Laddio Bolocko followed up Strange Warmings with another LP and EP, which No Quarter included in a pretty essential 2-disc retrospective, The Life and Times Of Laddio Bolocko, in 2003. Laddio's members had graduated from living in "poverty" in DUMBO, Brooklyn to a more pastoral existence in the Catskills Mountains of Upstate New York; as we all know, it can be hard to be Angry Young Men when gazing out your studio window onto a scene of forests and mountains. In Real Time, their second and final full-length, was like a sigh of tranquility after the tightly wound, nails-on-chalkboard screech of Strange Warmings Of, and it was good.
Such was the state of things on one cold night in 2001, when I arrived at a music venue in the West Village to catch what was to be my first Laddio show, only to find the following hand-scrawled words on the door: "Laddio Bolocko won't be playing because they broke up." And well, that was it.
It became clear later that the band had essentially split in two, with Blake Fleming and Marcus Degrazia forming the significantly more pop-friendly Electric Turn To Me, and Drew St Ivany and Ben Armstrong returning to the outer reaches of atonal rock wizardry with their new project, The Psychic Paramount.
And what wizardry it is! No one else, alive or dead, can play the kind of screaming psychedelia that flows from Mr. St Ivany's guitar-- always on the verge of spiraling out of control, but actually a mere product of the man's mastery of the instrument. We hear this effect in its most distilled form on The Psychic Paramount's second record, Origins & Primitives Vol. I + II-- actually a collection of solo guitar sketches recorded by St Ivany prior to the band's formation-- but it’s no less present on any of the band's recordings. Bassist Ben Armstrong and drummer Jeff Conaway deliver a combination of pummeling repetition and beat tweakery; the result falls squarely within the rather rigid boundaries of "music that rocks the fuck out," while still sounding totally unique. Perhaps most impressive, the band always seems to be reaching for the next highest plane of dissonant, cosmic inspiration; they may make close to a dozen transitions per song, but they Never Drop The Ball. And it is this combination of elements, wrapped up in a slightly less chaotic/noise-centered approach to songwriting, that is pushed to the forefront on their new record, II.

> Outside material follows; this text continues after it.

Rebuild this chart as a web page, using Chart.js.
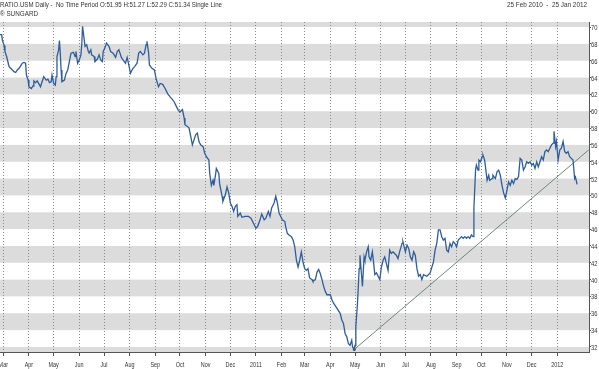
<!DOCTYPE html>
<html><head><meta charset="utf-8">
<script src="https://cdn.jsdelivr.net/npm/chart.js@4.4.1/dist/chart.umd.min.js"></script>
<style>html,body{margin:0;padding:0;background:#fff;overflow:hidden}#wrap{width:599px;height:369px}</style>
</head><body><div id="wrap"><canvas id="c" width="599" height="369"></canvas></div>
<script>
// ---- text ----
const titleLeft = 'RATIO.USM Daily -  No Time Period O:51.95 H:51.27 L:52.29 C:51.34 Single Line';
const titleSub = '\u00AE SUNGARD';
const titleRight = '25 Feb 2010  -  25 Jan 2012';

// ---- axis ticks ----
const seriesStart = '2010-02-25';
const monthTickDates = ['2010-03-01','2010-04-01','2010-05-01','2010-06-01','2010-07-01','2010-08-01','2010-09-01','2010-10-01','2010-11-01','2010-12-01','2011-01-01','2011-02-01','2011-03-01','2011-04-01','2011-05-01','2011-06-01','2011-07-01','2011-08-01','2011-09-01','2011-10-01','2011-11-01','2011-12-01','2012-01-01'];
const monthTickLabels = ['Mar','Apr','May','Jun','Jul','Aug','Sep','Oct','Nov','Dec','2011','Feb','Mar','Apr','May','Jun','Jul','Aug','Sep','Oct','Nov','Dec','2012'];
const yTickValues = [32,34,36,38,40,42,44,46,48,50,52,54,56,58,60,62,64,66,68,70];

// ---- series: calendar days since 25 Feb 2010, and ratio value ----
const dayIndex = [0,2,3,5,6,8,10,11,13,15,17,19,21,23,25,27,29,31,32,34,35,38,40,41,43,45,48,49,51,53,56,58,60,62,63,65,67,68,69,71,72,73,74,75,78,80,82,84,86,89,91,92,94,96,98,99,100,102,103,105,107,108,110,111,114,115,118,120,122,124,125,127,129,132,134,137,140,142,144,147,149,152,154,156,158,161,163,166,168,170,173,175,177,178,180,181,
184,187,189,192,194,197,200,203,206,208,211,213,216,218,221,223,224,227,229,231,233,235,237,239,241,243,246,248,250,253,254,256,258,259,261,262,265,266,269,270,273,275,277,279,281,283,285,287,288,291,293,297,301,304,307,310,312,315,317,320,322,325,327,329,332,334,336,338,340,342,345,346,
348,350,353,355,357,359,361,363,365,367,369,371,373,375,378,379,382,384,386,388,390,392,394,396,400,402,404,408,412,414,416,418,420,422,424,426,427,429,430,431,433,434,435,436,438,439,441,442,444,446,447,449,451,452,454,456,458,460,462,464,466,468,470,472,474,476,478,480,482,484,487,488,491,493,495,497,499,501,503,505,507,509,511,513,517,521,
525,527,529,531,533,535,537,539,541,543,545,547,549,551,553,555,557,559,561,563,565,567,569,571,573,574,576,577,579,580,582,584,585,587,589,590,592,593,596,597,600,602,604,606,608,610,612,614,616,618,620,622,624,626,628,630,632,634,636,638,640,642,644,646,648,650,652,654,656,658,660,662,664,666,668,670,671,673,674,676,678,680,682,684,686,688,690,692,694,696,697,699];
const ratioValues = [69.1,69.1,68.4,67.8,67.1,66.5,65.7,65.3,65.1,64.9,64.7,64.6,64.9,65.1,65.4,65.7,65.8,65.7,64.3,63.7,62.9,62.7,63.0,63.6,63.4,63.6,63.1,62.9,63.5,64.1,63.7,63.8,63.4,63.5,64.3,63.3,63.1,64.1,66.5,67.3,68.4,66.9,64.9,63.5,63.7,64.5,64.9,65.9,66.9,67.0,66.5,67.1,65.7,66.1,66.7,67.9,70.1,68.5,67.7,67.9,67.1,66.9,67.3,66.7,66.5,65.9,66.2,66.7,66.1,65.9,67.1,67.5,68.1,67.7,67.1,66.9,66.4,67.1,67.3,66.4,66.1,65.7,66.4,65.5,64.5,65.1,65.3,65.7,66.9,67.1,66.7,66.9,67.9,68.3,66.9,65.5,
65.1,64.9,63.9,62.9,63.3,63.2,62.7,62.1,61.7,61.5,61.1,60.7,60.1,59.9,60.2,59.2,58.4,58.2,58.0,57.0,56.0,56.6,57.2,57.4,56.4,56.0,55.8,55.0,54.6,54.2,52.6,51.2,51.8,51.2,52.4,53.2,52.6,51.4,49.9,49.3,50.1,51.0,50.3,49.1,48.7,48.1,48.7,48.9,47.5,47.9,47.4,47.5,47.5,47.3,46.7,46.1,46.3,47.1,47.8,47.1,47.3,48.1,47.5,48.5,49.1,49.9,49.1,47.9,47.5,47.1,46.9,46.3,
45.5,45.3,45.1,44.7,43.9,42.3,41.5,42.3,43.3,42.1,41.3,41.1,41.3,40.2,40.0,39.8,40.0,40.9,41.2,40.7,40.0,39.2,38.6,38.2,38.2,37.6,37.2,36.6,36.0,35.2,34.8,33.6,33.2,32.4,32.2,32.8,32.0,31.7,32.2,34.4,37.2,39.2,41.3,42.9,40.4,39.2,42.7,42.3,43.3,43.9,42.7,42.3,43.3,42.5,40.6,40.8,40.4,40.0,41.5,42.3,42.7,41.9,41.1,43.5,43.1,43.3,43.1,42.9,42.5,43.3,44.3,44.5,43.3,44.1,43.7,42.7,42.3,43.3,42.9,41.3,40.4,40.6,40.0,40.6,40.4,40.8,
42.1,43.5,44.3,45.9,45.9,45.1,44.7,44.9,43.5,43.3,44.3,43.9,44.5,44.3,43.9,44.7,44.9,45.1,44.9,45.1,44.9,45.1,44.9,45.3,45.1,48.5,53.0,53.6,53.0,54.2,54.0,54.6,54.8,54.2,52.6,51.8,52.4,51.8,52.0,52.4,52.0,52.8,53.0,52.4,51.2,50.3,49.7,50.6,51.6,51.2,51.8,51.4,52.0,51.9,52.2,54.4,54.2,53.0,53.4,54.0,53.8,54.0,53.6,53.8,53.2,54.0,53.4,54.0,54.6,54.2,55.2,55.4,55.2,55.6,56.0,56.2,57.6,55.8,56.4,54.2,55.4,55.6,56.4,55.2,55.0,55.2,54.6,54.4,54.2,52.0,52.2,51.3];

// ---- trend line (from the May 2011 low to the right edge) ----
const trendDays = [429, 713];
const trendValues = [31.7, 55.4];

// ---- helpers ----
function toOffset(s){ const [y,m,d]=s.split('-').map(Number); const [y0,m0,d0]=seriesStart.split('-').map(Number);
  return Math.round((Date.UTC(y,m-1,d)-Date.UTC(y0,m0-1,d0))/86400000); }
const tickOffsets = monthTickDates.map(toOffset);

function drawScaled(ctx, text, x, y, align, sx){
  ctx.save(); ctx.translate(x,y); ctx.scale(sx,1); ctx.textAlign=align; ctx.fillText(text,0,0); ctx.restore();
}
function fitText(ctx, text, x, y, width, align){
  const w = ctx.measureText(text).width; drawScaled(ctx, text, x, y, align, width/w);
}

const bandsPlugin = {
  id:'bands',
  beforeDraw(chart){
    const {ctx, chartArea:a, scales:{y}} = chart;
    ctx.save();
    ctx.fillStyle='#fff'; ctx.fillRect(0,0,chart.width,chart.height);
    ctx.beginPath(); ctx.rect(a.left,a.top,a.right-a.left,a.bottom-a.top); ctx.clip();
    ctx.fillStyle='#dcdcdc';
    for(let v=30; v<72; v+=4){
      const y1=y.getPixelForValue(v+2), y2=y.getPixelForValue(v);
      ctx.fillRect(a.left, y1, a.right-a.left, y2-y1);
    }
    ctx.restore();
  }
};
const labelsPlugin = {
  id:'labels',
  afterDraw(chart){
    const {ctx, scales:{x,y}} = chart;
    ctx.save();
    ctx.fillStyle='#333';
    ctx.textBaseline='alphabetic';
    ctx.font='8px "Liberation Sans", Arial, sans-serif';
    tickOffsets.forEach((v,i)=>drawScaled(ctx, monthTickLabels[i], x.getPixelForValue(v), 367, 'center', 0.68));
    yTickValues.forEach(v=>drawScaled(ctx, String(v), 591, y.getPixelForValue(v)+3, 'left', 0.72));
    ctx.font='7px "Liberation Sans", Arial, sans-serif';
    fitText(ctx, titleLeft, 0, 7, 222, 'left');
    fitText(ctx, titleSub, 0, 16, 38, 'left');
    fitText(ctx, titleRight, 587, 7, 80, 'right');
    ctx.restore();
  }
};

new Chart(document.getElementById('c'), {
  type:'line',
  data:{ datasets:[
    { data: dayIndex.map((d,i)=>({x:d, y:ratioValues[i]})), borderColor:'#2e5d9b', borderWidth:1.3, pointRadius:0, tension:0, order:1 },
    { data: trendDays.map((d,i)=>({x:d, y:trendValues[i]})), borderColor:'#6b8a78', borderWidth:1, pointRadius:[1.8,0], pointStyle:'rect', pointBackgroundColor:'#2f4f3f', pointBorderWidth:0, order:2 }
  ]},
  options:{
    responsive:false, animation:false, devicePixelRatio:1,
    layout:{ padding:{top:22,left:0,right:0,bottom:0}, autoPadding:false },
    plugins:{ legend:{display:false}, tooltip:{enabled:false}, title:{display:false} },
    scales:{
      x:{ type:'linear', position:'bottom', min:0, max:713.4,
        afterBuildTicks:s=>{ s.ticks = tickOffsets.map(v=>({value:v})); },
        afterFit:s=>{ s.height=17; },
        ticks:{ display:false },
        grid:{ color:'#8a8a8a', lineWidth:1, drawTicks:true, tickLength:4, tickColor:'#555', tickBorderDash:[] },
        border:{ display:true, color:'#555', width:1, dash:[1,2] } },
      y:{ type:'linear', position:'right', min:31.4, max:70.6,
        afterBuildTicks:s=>{ s.ticks = yTickValues.map(v=>({value:v})); },
        afterFit:s=>{ s.width=10; },
        ticks:{ display:false },
        grid:{ drawOnChartArea:false, drawTicks:true, tickLength:2, tickColor:'#555' },
        border:{ display:true, color:'#555', width:1 } }
    }
  },
  plugins:[bandsPlugin, labelsPlugin]
});
</script></body></html>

History is littered with the corpses of bands who've attempted a sort of progged-out, Tower of Babel approach to songwriting; speaking as someone who is usually skeptical of this overly thoughtful musical genre, I never cease to be amazed at how effortless The Psychic Paramount make the climb up psych-rock mountain feel. In an earlier draft of this review, I considered describing their music as "freedom rock," but was loathe to even sarcastically associate them with the antediluvian titans of "jam on, bro" rock that have stalked the earth since people discovered it was fun to get high and play music. Still, when I had a chance to ask Drew and Ben to sum up what The Psychic Paramount was all about, "freedom" was one of the first words out of their mouths. And listening to even the opening notes of II, I think anyone would agree that it's undeniably the right word.